In short: Rio knows its future cannot hang on iron ore alone.

Glencore brings a huge copper portfolio across the DRC, Zambia and South America, while Rio contributes Oyu Tolgoi and Resolution.

The logic is simple: lock up copper now, before supply deficits bite harder later in the decade.

Zinc matters more than you think

Zinc will never grab headlines like copper, but it’s just as essential.

Zinc is trading at around US$3,230 per tonne, over the last 7 months, the trend is steadily up.

Line graph depicting the price trend of zinc from March 2025 to 2026, showing consistent increase with fluctuations.

Source: TradingEconomics

Most of that metal stops everything else from rusting.

Global zinc use is primarily tied up in galvanisation processes (60%).

Zinc is a corrosion insurance policy for steel.
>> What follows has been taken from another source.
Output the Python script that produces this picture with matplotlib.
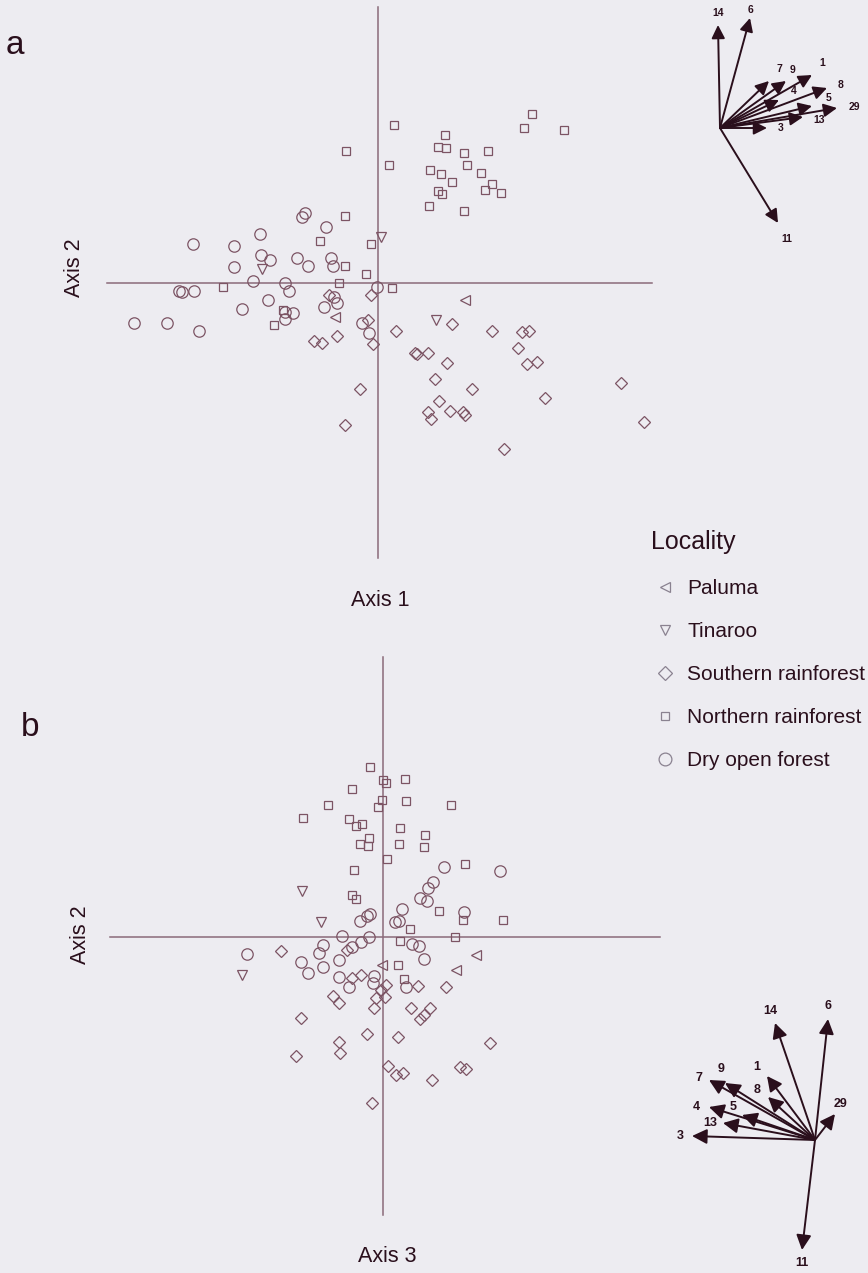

Think bridge girders, transmission towers, solar frames, offshore wind foundations.

Construction accounts for about half of global zinc demand, with transport and broader infrastructure soaking up much of the rest.

More importantly, Zinc is leveraged to many of the same themes driving copper: grid expansion, renewable roll-outs and heavy infrastructure stimulus across Asia and the Middle East.

It’s “boring” only because demand is embedded in engineering standards.